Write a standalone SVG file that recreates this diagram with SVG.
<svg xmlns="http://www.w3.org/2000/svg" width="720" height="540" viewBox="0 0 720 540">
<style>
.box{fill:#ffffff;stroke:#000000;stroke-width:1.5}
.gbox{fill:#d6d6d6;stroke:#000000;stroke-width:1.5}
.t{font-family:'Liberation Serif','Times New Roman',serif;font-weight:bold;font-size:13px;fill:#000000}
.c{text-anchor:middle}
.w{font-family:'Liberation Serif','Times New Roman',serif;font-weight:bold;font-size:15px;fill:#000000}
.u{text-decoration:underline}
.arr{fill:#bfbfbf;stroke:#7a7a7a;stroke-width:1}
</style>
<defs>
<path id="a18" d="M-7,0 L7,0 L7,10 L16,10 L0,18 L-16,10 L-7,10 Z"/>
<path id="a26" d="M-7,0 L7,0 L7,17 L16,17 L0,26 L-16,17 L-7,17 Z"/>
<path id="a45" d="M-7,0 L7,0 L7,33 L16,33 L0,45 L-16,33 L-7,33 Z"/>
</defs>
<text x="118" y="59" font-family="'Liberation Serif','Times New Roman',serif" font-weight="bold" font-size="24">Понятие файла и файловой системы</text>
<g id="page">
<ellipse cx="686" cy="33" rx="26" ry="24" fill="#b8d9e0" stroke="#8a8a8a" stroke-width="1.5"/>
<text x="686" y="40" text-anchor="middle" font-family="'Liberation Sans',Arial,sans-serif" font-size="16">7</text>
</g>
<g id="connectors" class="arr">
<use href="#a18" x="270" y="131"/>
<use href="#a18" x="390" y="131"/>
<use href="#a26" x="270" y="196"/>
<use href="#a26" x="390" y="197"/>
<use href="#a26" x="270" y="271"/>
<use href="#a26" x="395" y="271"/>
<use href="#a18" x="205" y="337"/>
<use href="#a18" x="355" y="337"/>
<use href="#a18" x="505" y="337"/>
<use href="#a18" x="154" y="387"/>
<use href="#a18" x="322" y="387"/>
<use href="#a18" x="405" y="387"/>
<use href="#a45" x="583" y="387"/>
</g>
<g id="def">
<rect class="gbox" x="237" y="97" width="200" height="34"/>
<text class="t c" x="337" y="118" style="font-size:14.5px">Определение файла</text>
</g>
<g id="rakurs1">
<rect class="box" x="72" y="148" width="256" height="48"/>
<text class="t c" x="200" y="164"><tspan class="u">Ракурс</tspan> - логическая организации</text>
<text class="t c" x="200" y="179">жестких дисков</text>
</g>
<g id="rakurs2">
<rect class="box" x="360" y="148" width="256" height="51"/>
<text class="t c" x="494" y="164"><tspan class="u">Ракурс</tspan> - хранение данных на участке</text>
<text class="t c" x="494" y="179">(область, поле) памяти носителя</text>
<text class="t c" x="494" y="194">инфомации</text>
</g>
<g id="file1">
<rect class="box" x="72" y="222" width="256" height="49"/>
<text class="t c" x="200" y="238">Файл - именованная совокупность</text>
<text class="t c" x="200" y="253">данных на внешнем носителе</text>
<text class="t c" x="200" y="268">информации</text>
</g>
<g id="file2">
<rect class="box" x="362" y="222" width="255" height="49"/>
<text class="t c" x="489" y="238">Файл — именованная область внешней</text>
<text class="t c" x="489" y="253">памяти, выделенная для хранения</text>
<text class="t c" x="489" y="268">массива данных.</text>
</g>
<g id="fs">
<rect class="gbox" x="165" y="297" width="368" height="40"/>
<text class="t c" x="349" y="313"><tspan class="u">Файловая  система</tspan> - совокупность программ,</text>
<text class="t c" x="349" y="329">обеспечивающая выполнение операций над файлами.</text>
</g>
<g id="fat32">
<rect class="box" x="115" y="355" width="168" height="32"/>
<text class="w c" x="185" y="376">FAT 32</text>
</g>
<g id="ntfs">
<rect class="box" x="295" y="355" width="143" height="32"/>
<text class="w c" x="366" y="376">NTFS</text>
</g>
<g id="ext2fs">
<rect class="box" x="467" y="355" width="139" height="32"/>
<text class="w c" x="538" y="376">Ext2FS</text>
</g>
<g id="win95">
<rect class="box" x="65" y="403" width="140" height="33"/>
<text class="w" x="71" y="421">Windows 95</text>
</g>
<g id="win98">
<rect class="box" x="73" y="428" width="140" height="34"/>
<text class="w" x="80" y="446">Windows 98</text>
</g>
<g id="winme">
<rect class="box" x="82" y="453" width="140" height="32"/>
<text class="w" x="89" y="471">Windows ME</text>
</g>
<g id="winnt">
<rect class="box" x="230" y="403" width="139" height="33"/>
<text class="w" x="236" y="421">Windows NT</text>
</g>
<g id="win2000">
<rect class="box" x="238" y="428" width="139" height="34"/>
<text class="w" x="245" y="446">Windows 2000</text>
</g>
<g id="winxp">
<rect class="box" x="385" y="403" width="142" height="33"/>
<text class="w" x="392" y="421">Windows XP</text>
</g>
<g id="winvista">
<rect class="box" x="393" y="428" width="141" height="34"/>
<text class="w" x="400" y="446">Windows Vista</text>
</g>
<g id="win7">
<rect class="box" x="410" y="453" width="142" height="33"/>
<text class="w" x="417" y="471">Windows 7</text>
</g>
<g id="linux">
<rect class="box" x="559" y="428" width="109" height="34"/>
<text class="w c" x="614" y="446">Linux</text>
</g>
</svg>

▶ REQUIRED WORK:
Set down the listing above in full, please, exactly as it appears.

▶ EXERCISE RESULT:
Write a standalone SVG file that recreates this diagram with SVG.
<svg xmlns="http://www.w3.org/2000/svg" width="720" height="540" viewBox="0 0 720 540">
<style>
.box{fill:#ffffff;stroke:#000000;stroke-width:1.5}
.gbox{fill:#d6d6d6;stroke:#000000;stroke-width:1.5}
.t{font-family:'Liberation Serif','Times New Roman',serif;font-weight:bold;font-size:13px;fill:#000000}
.c{text-anchor:middle}
.w{font-family:'Liberation Serif','Times New Roman',serif;font-weight:bold;font-size:15px;fill:#000000}
.u{text-decoration:underline}
.arr{fill:#bfbfbf;stroke:#7a7a7a;stroke-width:1}
</style>
<defs>
<path id="a18" d="M-7,0 L7,0 L7,10 L16,10 L0,18 L-16,10 L-7,10 Z"/>
<path id="a26" d="M-7,0 L7,0 L7,17 L16,17 L0,26 L-16,17 L-7,17 Z"/>
<path id="a45" d="M-7,0 L7,0 L7,33 L16,33 L0,45 L-16,33 L-7,33 Z"/>
</defs>
<text x="118" y="59" font-family="'Liberation Serif','Times New Roman',serif" font-weight="bold" font-size="24">Понятие файла и файловой системы</text>
<g id="page">
<ellipse cx="686" cy="33" rx="26" ry="24" fill="#b8d9e0" stroke="#8a8a8a" stroke-width="1.5"/>
<text x="686" y="40" text-anchor="middle" font-family="'Liberation Sans',Arial,sans-serif" font-size="16">7</text>
</g>
<g id="connectors" class="arr">
<use href="#a18" x="270" y="131"/>
<use href="#a18" x="390" y="131"/>
<use href="#a26" x="270" y="196"/>
<use href="#a26" x="390" y="197"/>
<use href="#a26" x="270" y="271"/>
<use href="#a26" x="395" y="271"/>
<use href="#a18" x="205" y="337"/>
<use href="#a18" x="355" y="337"/>
<use href="#a18" x="505" y="337"/>
<use href="#a18" x="154" y="387"/>
<use href="#a18" x="322" y="387"/>
<use href="#a18" x="405" y="387"/>
<use href="#a45" x="583" y="387"/>
</g>
<g id="def">
<rect class="gbox" x="237" y="97" width="200" height="34"/>
<text class="t c" x="337" y="118" style="font-size:14.5px">Определение файла</text>
</g>
<g id="rakurs1">
<rect class="box" x="72" y="148" width="256" height="48"/>
<text class="t c" x="200" y="164"><tspan class="u">Ракурс</tspan> - логическая организации</text>
<text class="t c" x="200" y="179">жестких дисков</text>
</g>
<g id="rakurs2">
<rect class="box" x="360" y="148" width="256" height="51"/>
<text class="t c" x="494" y="164"><tspan class="u">Ракурс</tspan> - хранение данных на участке</text>
<text class="t c" x="494" y="179">(область, поле) памяти носителя</text>
<text class="t c" x="494" y="194">инфомации</text>
</g>
<g id="file1">
<rect class="box" x="72" y="222" width="256" height="49"/>
<text class="t c" x="200" y="238">Файл - именованная совокупность</text>
<text class="t c" x="200" y="253">данных на внешнем носителе</text>
<text class="t c" x="200" y="268">информации</text>
</g>
<g id="file2">
<rect class="box" x="362" y="222" width="255" height="49"/>
<text class="t c" x="489" y="238">Файл — именованная область внешней</text>
<text class="t c" x="489" y="253">памяти, выделенная для хранения</text>
<text class="t c" x="489" y="268">массива данных.</text>
</g>
<g id="fs">
<rect class="gbox" x="165" y="297" width="368" height="40"/>
<text class="t c" x="349" y="313"><tspan class="u">Файловая  система</tspan> - совокупность программ,</text>
<text class="t c" x="349" y="329">обеспечивающая выполнение операций над файлами.</text>
</g>
<g id="fat32">
<rect class="box" x="115" y="355" width="168" height="32"/>
<text class="w c" x="185" y="376">FAT 32</text>
</g>
<g id="ntfs">
<rect class="box" x="295" y="355" width="143" height="32"/>
<text class="w c" x="366" y="376">NTFS</text>
</g>
<g id="ext2fs">
<rect class="box" x="467" y="355" width="139" height="32"/>
<text class="w c" x="538" y="376">Ext2FS</text>
</g>
<g id="win95">
<rect class="box" x="65" y="403" width="140" height="33"/>
<text class="w" x="71" y="421">Windows 95</text>
</g>
<g id="win98">
<rect class="box" x="73" y="428" width="140" height="34"/>
<text class="w" x="80" y="446">Windows 98</text>
</g>
<g id="winme">
<rect class="box" x="82" y="453" width="140" height="32"/>
<text class="w" x="89" y="471">Windows ME</text>
</g>
<g id="winnt">
<rect class="box" x="230" y="403" width="139" height="33"/>
<text class="w" x="236" y="421">Windows NT</text>
</g>
<g id="win2000">
<rect class="box" x="238" y="428" width="139" height="34"/>
<text class="w" x="245" y="446">Windows 2000</text>
</g>
<g id="winxp">
<rect class="box" x="385" y="403" width="142" height="33"/>
<text class="w" x="392" y="421">Windows XP</text>
</g>
<g id="winvista">
<rect class="box" x="393" y="428" width="141" height="34"/>
<text class="w" x="400" y="446">Windows Vista</text>
</g>
<g id="win7">
<rect class="box" x="410" y="453" width="142" height="33"/>
<text class="w" x="417" y="471">Windows 7</text>
</g>
<g id="linux">
<rect class="box" x="559" y="428" width="109" height="34"/>
<text class="w c" x="614" y="446">Linux</text>
</g>
</svg>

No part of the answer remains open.